Homer Bailey is set to return this Saturday and the Cincinnati Reds optioned Rasiel Iglesias to Triple A to make room. Bailey is recovering from a forearm injury. I am much more skeptical of Bailey’s successful return when compared to Richards, since he is dealing with an arm injury.
Time will tell, however, Bailey is not a guy I am targeting until I have seen more.
Deep Diving Into Wins and Quality Starts
There is a constant debate of which pitcher stat to use in a typical Rotisserie league: Wins or Quality Starts. Let’s take a deeper look into some of the pros and cons for both of them.
Winning is the name of the game in any sport, you play to win. However, in Fantasy Baseball, things are not as clear. A starting pitcher’s win is dependent on a variety of factors, including his performance, his team’s fielders, his team’s hitters, and his team’s bullpen. The fact that a starting pitcher can get shelled and achieve a win, but a starter can pitch a gem and not achieve a win, does not seem appropriate.

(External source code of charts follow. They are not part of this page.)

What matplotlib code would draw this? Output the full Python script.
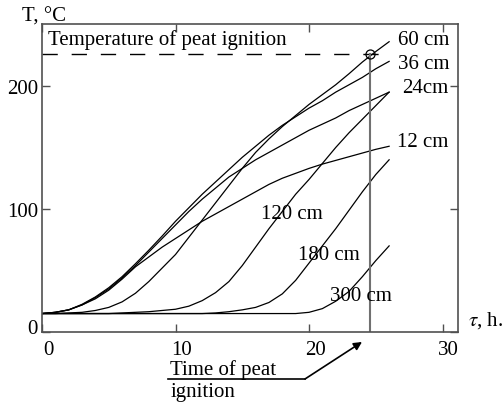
import matplotlib
matplotlib.use("Agg")
import matplotlib.pyplot as plt
from matplotlib.transforms import ScaledTranslation

plt.rcParams["font.family"] = ["Liberation Serif", "DejaVu Serif"]
plt.rcParams["font.size"] = 15

# ---- data ----
hours = [0, 1, 2, 3, 4, 5, 6, 7, 8, 9, 10, 11, 12, 13, 14, 15, 16, 17, 18, 19, 20, 21, 22, 23, 24, 25, 26]

temp_12 = [15, 16, 18, 22, 27, 34, 43, 53, 61, 69, 76, 83, 90, 96, 102, 108, 114, 120, 125, 129, 133, 136.5, 139.5, 142.5, 145.5, 148.5, 151]
temp_24 = [15, 16, 18, 22, 28, 35, 44, 54, 65, 76, 87, 98, 108, 117, 126, 133, 140, 146, 152, 158, 164, 169, 174, 180, 185, 190, 195]
temp_36 = [15, 16, 18, 22.5, 28.5, 36, 45, 55.5, 66.5, 78, 90, 101, 112, 122, 132, 142, 151, 160, 168, 175, 182, 188, 195, 201, 207, 214, 220]
temp_60 = [15, 15, 15.5, 16, 17.5, 20, 24.5, 31.5, 41, 52, 63, 77, 91, 105, 119, 133, 146, 157, 167, 176, 185, 193, 201, 210, 219.5, 228, 236]
temp_120 = [15, 15, 15, 15, 15, 15, 15.5, 16, 16.5, 17.5, 18.5, 21, 25.5, 32, 41, 54, 69, 84, 98, 112, 124, 137, 150, 162, 173, 184, 195]
temp_180 = [15, 15, 15, 15, 15, 15, 15, 15, 15, 15, 15, 15, 15, 15.5, 16.5, 18, 20, 24, 31, 42, 56, 70, 84, 99, 114, 128, 140]
temp_300 = [15, 15, 15, 15, 15, 15, 15, 15, 15, 15, 15, 15, 15, 15, 15, 15, 15, 15, 15, 15, 16, 19, 25, 33, 45, 58, 70]

ignition_time = 24.6
ignition_temp = 226

x_ticks = [0, 10, 20, 30]
y_ticks = [0, 100, 200]

# ---- figure ----
fig = plt.figure(figsize=(5.03, 4.06), dpi=100)
ax = fig.add_axes([42 / 503, 1 - 333 / 406, 416 / 503, 308 / 406])
ax.set_xlim(0, 31.16)
ax.set_ylim(0, 250.4)

for series in [temp_12, temp_24, temp_36, temp_60, temp_120, temp_180, temp_300]:
    ax.plot(hours, series, color="black", lw=0.9)

# ignition temperature and time
ax.plot([0, 25.5], [ignition_temp, ignition_temp], color="black", lw=1.0,
        linestyle=(0, (11, 10)))
ax.plot([ignition_time, ignition_time], [0, ignition_temp], color="#707070", lw=1.5)
ax.plot([ignition_time], [ignition_temp], marker="o", ms=6.5, mfc="none",
        mec="black", mew=0.9)

# curve labels
ax.text(26.7, 238, "60 cm", ha="left", va="center", clip_on=False)
ax.text(26.7, 218.5, "36 cm", ha="left", va="center", clip_on=False)
ax.text(26.95, 199, "24cm", ha="left", va="center", clip_on=False)
ax.text(26.6, 154.5, "12 cm", ha="left", va="center", clip_on=False)
ax.text(18.7, 96.5, "120 cm", ha="center", va="center")
ax.text(21.5, 63, "180 cm", ha="center", va="center")
ax.text(23.9, 30, "300 cm", ha="center", va="center")
ax.text(0.45, 238.5, "Temperature of peat ignition", ha="left", va="center")

# axis titles
ax.text(-1.5, 257, "T, °C", ha="left", va="center", clip_on=False)
ax.text(31.9, 10.5, r"$\tau$, h.", ha="left", va="center", clip_on=False,
        math_fontfamily="stix")

# time of ignition note with arrow
ax.text(9.6, -30, "Time of peat", ha="left", va="center", clip_on=False)
ax.text(9.6, -48, "ignition", ha="left", va="center", clip_on=False)
ax.plot([9.44, 19.7], [-38.2, -38.2], color="black", lw=1.2, clip_on=False)
ax.annotate("", xy=(23.97, -8.1), xytext=(19.7, -38.2),
            arrowprops=dict(arrowstyle="-|>", color="black", lw=1.2,
                            mutation_scale=12, shrinkA=0, shrinkB=0),
            annotation_clip=False)

# ticks and frame
ax.set_xticks(x_ticks)
ax.set_yticks(y_ticks)
ax.tick_params(direction="in", length=6, width=1.0, color="#505050",
               top=True, right=True, labelsize=15)
ax.tick_params(axis="x", pad=6)
ax.tick_params(axis="y", pad=3)
for side in ax.spines.values():
    side.set_color("#505050")
    side.set_linewidth(1.2)

shift = ScaledTranslation(6 / 100, 0, fig.dpi_scale_trans)
for lab in ax.get_xticklabels():
    lab.set_transform(lab.get_transform() + shift)
ylabs = ax.get_yticklabels()
ylabs[0].set_transform(ylabs[0].get_transform() + ScaledTranslation(0, 6 / 100, fig.dpi_scale_trans))

fig.savefig("out.png", dpi=100)
plt.close(fig)
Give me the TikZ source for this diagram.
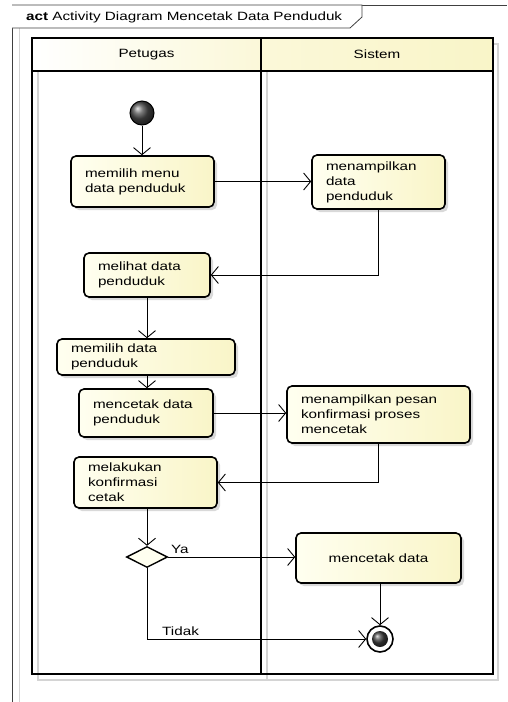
\documentclass[tikz,border=0pt]{standalone}
\usepackage{fontspec}
\setmainfont{Liberation Sans}[FakeStretch=1.27]
\usepackage{tikz}
\usepackage{tkz-euclide}
\usetikzlibrary{arrows.meta,shapes.geometric,shadows}
\pgfdeclarelayer{bg}
\pgfsetlayers{bg,main}
\definecolor{kuning}{RGB}{249,245,200}
\definecolor{kuningmuda}{RGB}{255,255,240}
\definecolor{bayang}{RGB}{212,212,212}
\tikzset{
    teks/.style={inner sep=0pt, font=\fontsize{12}{15}\selectfont},
    aksi/.style={draw, line width=1.6pt, rounded corners=5pt, left color=kuningmuda, right color=kuning,
        align=left, inner xsep=14pt, inner ysep=2pt, font=\fontsize{12}{15}\selectfont,
        drop shadow={shadow xshift=3pt, shadow yshift=-3pt, opacity=0.25, fill=black!60}},
    alur/.style={line width=0.8pt, -{Straight Barb[length=7pt,width=17pt,line width=0.9pt]}},
    mulai/.style={circle, draw, line width=1pt, minimum size=24pt, inner sep=0pt, ball color=gray!60!black},
    akhir/.style={circle, draw, line width=1.6pt, minimum size=26pt, inner sep=0pt, fill=white},
    akhirdalam/.style={circle, minimum size=16pt, inner sep=0pt, ball color=gray!50!black},
    keputusan/.style={diamond, draw, line width=1.4pt, aspect=2, minimum width=41pt, minimum height=21pt,
        inner sep=0pt, fill=kuningmuda},
    lajur/.style={line width=2.6pt, black}
}

\begin{document}
\begin{tikzpicture}[x=1pt,y=-1pt]
                        \useasboundingbox (0,0) rectangle (507,702);
                        \tkzDefPoints{32/38/A, 493/38/B, 493/674/C, 32/674/D, 32/71/E, 493/71/F, 261/38/G, 261/674/H}
                        \tkzDefPoints{12/702/P, 12/5/Q, 507/5/R, 362/5/T1, 362/17/T2, 350/28/T3, 12/28/T4}

                        \begin{pgfonlayer}{bg}
                            \draw[bayang, line width=1.5pt] (38,44) rectangle (498,680);
                            \draw[bayang, line width=1.5pt] (267,71) -- (267,680);
                            \draw[bayang, line width=1pt] (19,28) -- (19,702);
                        \end{pgfonlayer}

                        \draw[black!75, line width=0.8pt] (P) -- (Q) -- (R);
                        \draw[black!75, line width=0.8pt, fill=white] (Q) -- (T1) -- (T2) -- (T3) -- (T4);
                        \node[teks, anchor=west] (judul) at (26,17) {\textbf{act} Activity Diagram Mencetak Data Penduduk};

                        \fill[left color=white, right color=kuning, middle color=kuning!70] (A) rectangle (F);
                        \draw[lajur] (A) rectangle (C);
                        \draw[lajur] (E) -- (F);
                        \draw[lajur] (G) -- (H);
                        \node[teks] (petugas) at (146.5,54.5) {Petugas};
                        \node[teks] (sistem) at (377,54.5) {Sistem};

                        \node[mulai] (S) at (142,113) {};
                        \node[aksi, text width=115pt, minimum height=51pt] (M1) at (142.5,181.5) {memilih menu\\data penduduk};
                        \node[aksi, text width=105pt, minimum height=54pt] (M2) at (378.5,182) {menampilkan\\data\\penduduk};
                        \node[aksi, text width=98pt, minimum height=44pt] (M3) at (147,275) {melihat data\\penduduk};
                        \node[aksi, text width=150pt, minimum height=36pt] (M4) at (146,357) {memilih data\\penduduk};
                        \node[aksi, text width=106pt, minimum height=48pt] (M5) at (146,413) {mencetak data\\penduduk};
                        \node[aksi, text width=155pt, minimum height=57pt] (M6) at (378.5,414.5) {menampilkan pesan\\konfirmasi proses\\mencetak};
                        \node[aksi, text width=115pt, minimum height=51pt] (M7) at (145.5,482.5) {melakukan\\konfirmasi\\cetak};
                        \node[keputusan] (K) at (147,557) {};
                        \node[aksi, text width=137pt, minimum height=50pt, align=center] (M8) at (378.5,558) {mencetak data};
                        \node[akhir] (Z) at (380,639) {};
                        \node[akhirdalam] (Z1) at (Z) {};

                        \draw[alur] (S) -- (S |- M1.north);
                        \draw[alur] (M1.east) -- (M1.east -| M2.west);
                        \draw[alur] (M2.south) |- (M3.east);
                        \draw[alur] (M3.south -| K) -- (K |- M4.north);
                        \draw[alur] (M4.south -| K) -- (K |- M5.north);
                        \draw[alur] (M5.east) -- (M5.east -| M6.west);
                        \draw[alur] (M6.south) |- (M7.east);
                        \draw[alur] (M7.south -| K) -- (K.north);
                        \draw[alur] (K.east) -- (K.east -| M8.west);
                        \draw[alur] (M8.south -| Z) -- (Z.north);
                        \draw[alur] (K.south) |- (Z.west);

                        \node[teks, anchor=south west] (ya) at (171,554) {Ya};
                        \node[teks, anchor=south west] (tidak) at (162,636) {Tidak};
                    \end{tikzpicture}
\end{document}
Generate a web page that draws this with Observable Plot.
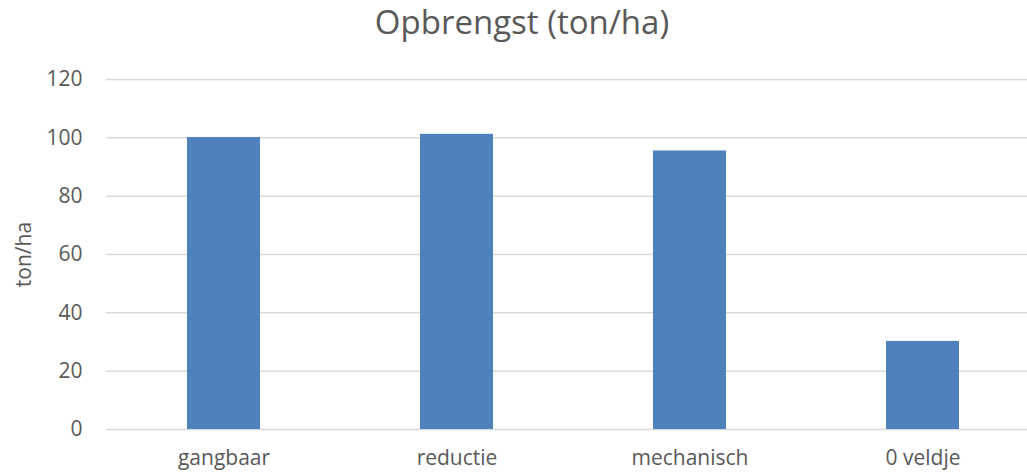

Also, relievers can pick up wins if they enter the game at the right time. To me, the worst win is awarded to a closer that enters the game, blows the save, but is then bailed out by his hitters.
Quality starts are awarded if a starting pitcher throws six or more innings by allowing three earned runs or less. The team’s bullpen and hitters do not have any real impact on a quality start.
People who argue against using the quality start statistic point to the fact the three earned runs allowed over six innings (the worst case scenario) results in an ERA of 4.50. This is true; however, there are plenty more unsightly lines achieved by winning pitchers all the time.
|Top 20 wins||210||17||9||191||2.91||1.11||8.09||1.94|
|Top 20 QS||217||15||10||208||2.82||1.12||8.63||2.30|
The chart above shows the 2014 average statistics of the top 20 pitchers for both wins and quality starts. As you can see, the averages are almost the same. Both stats include a pitcher that few would call an elite starter. I am looking at you Wily Peralta (tied for eighth in wins) and Aaron Harang (tied for sixth in quality starts).
I prefer quality starts since only starters can record a quality start, where as any pitcher can record a win. Relievers have their own stat, saves, so a starter-only stat only seems fair.
Either way, the top pitchers should be on both lists. I enjoy the clarity and independence of the quality start statistic. The win statistic is affected by too many variables that are beyond the pitcher’s control.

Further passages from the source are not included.